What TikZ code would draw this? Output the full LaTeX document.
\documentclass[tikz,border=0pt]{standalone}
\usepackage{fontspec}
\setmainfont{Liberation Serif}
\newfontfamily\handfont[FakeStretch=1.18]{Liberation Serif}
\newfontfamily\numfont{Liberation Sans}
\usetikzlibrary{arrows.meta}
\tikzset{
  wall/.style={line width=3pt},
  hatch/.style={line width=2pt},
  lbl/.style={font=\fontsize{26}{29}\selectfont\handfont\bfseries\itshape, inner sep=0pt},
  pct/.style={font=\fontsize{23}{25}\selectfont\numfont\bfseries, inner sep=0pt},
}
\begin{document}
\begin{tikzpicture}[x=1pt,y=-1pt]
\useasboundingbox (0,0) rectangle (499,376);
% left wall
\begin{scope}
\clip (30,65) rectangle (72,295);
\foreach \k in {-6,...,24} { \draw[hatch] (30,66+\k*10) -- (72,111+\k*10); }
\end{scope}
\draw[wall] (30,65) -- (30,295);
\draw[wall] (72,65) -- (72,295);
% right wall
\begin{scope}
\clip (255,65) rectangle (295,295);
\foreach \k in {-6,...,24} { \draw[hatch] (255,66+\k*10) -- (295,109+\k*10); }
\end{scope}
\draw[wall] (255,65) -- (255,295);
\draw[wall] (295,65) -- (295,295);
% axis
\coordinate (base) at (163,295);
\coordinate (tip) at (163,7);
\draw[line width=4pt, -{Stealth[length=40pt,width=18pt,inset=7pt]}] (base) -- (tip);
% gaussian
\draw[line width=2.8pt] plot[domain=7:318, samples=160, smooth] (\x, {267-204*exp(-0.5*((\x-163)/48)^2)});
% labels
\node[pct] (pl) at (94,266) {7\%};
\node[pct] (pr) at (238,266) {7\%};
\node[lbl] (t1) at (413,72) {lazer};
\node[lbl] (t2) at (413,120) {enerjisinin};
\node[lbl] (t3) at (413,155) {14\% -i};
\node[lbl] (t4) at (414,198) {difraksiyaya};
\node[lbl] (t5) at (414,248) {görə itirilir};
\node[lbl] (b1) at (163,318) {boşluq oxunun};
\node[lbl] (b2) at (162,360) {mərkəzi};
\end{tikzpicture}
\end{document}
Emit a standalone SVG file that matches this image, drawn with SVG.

(What needs to be done)
Quote the whole listing above, leaving nothing out.

(Task result)
What TikZ code would draw this? Output the full LaTeX document.
\documentclass[tikz,border=0pt]{standalone}
\usepackage{fontspec}
\setmainfont{Liberation Serif}
\newfontfamily\handfont[FakeStretch=1.18]{Liberation Serif}
\newfontfamily\numfont{Liberation Sans}
\usetikzlibrary{arrows.meta}
\tikzset{
  wall/.style={line width=3pt},
  hatch/.style={line width=2pt},
  lbl/.style={font=\fontsize{26}{29}\selectfont\handfont\bfseries\itshape, inner sep=0pt},
  pct/.style={font=\fontsize{23}{25}\selectfont\numfont\bfseries, inner sep=0pt},
}
\begin{document}
\begin{tikzpicture}[x=1pt,y=-1pt]
\useasboundingbox (0,0) rectangle (499,376);
% left wall
\begin{scope}
\clip (30,65) rectangle (72,295);
\foreach \k in {-6,...,24} { \draw[hatch] (30,66+\k*10) -- (72,111+\k*10); }
\end{scope}
\draw[wall] (30,65) -- (30,295);
\draw[wall] (72,65) -- (72,295);
% right wall
\begin{scope}
\clip (255,65) rectangle (295,295);
\foreach \k in {-6,...,24} { \draw[hatch] (255,66+\k*10) -- (295,109+\k*10); }
\end{scope}
\draw[wall] (255,65) -- (255,295);
\draw[wall] (295,65) -- (295,295);
% axis
\coordinate (base) at (163,295);
\coordinate (tip) at (163,7);
\draw[line width=4pt, -{Stealth[length=40pt,width=18pt,inset=7pt]}] (base) -- (tip);
% gaussian
\draw[line width=2.8pt] plot[domain=7:318, samples=160, smooth] (\x, {267-204*exp(-0.5*((\x-163)/48)^2)});
% labels
\node[pct] (pl) at (94,266) {7\%};
\node[pct] (pr) at (238,266) {7\%};
\node[lbl] (t1) at (413,72) {lazer};
\node[lbl] (t2) at (413,120) {enerjisinin};
\node[lbl] (t3) at (413,155) {14\% -i};
\node[lbl] (t4) at (414,198) {difraksiyaya};
\node[lbl] (t5) at (414,248) {görə itirilir};
\node[lbl] (b1) at (163,318) {boşluq oxunun};
\node[lbl] (b2) at (162,360) {mərkəzi};
\end{tikzpicture}
\end{document}
Emit a standalone SVG file that matches this image, drawn with SVG.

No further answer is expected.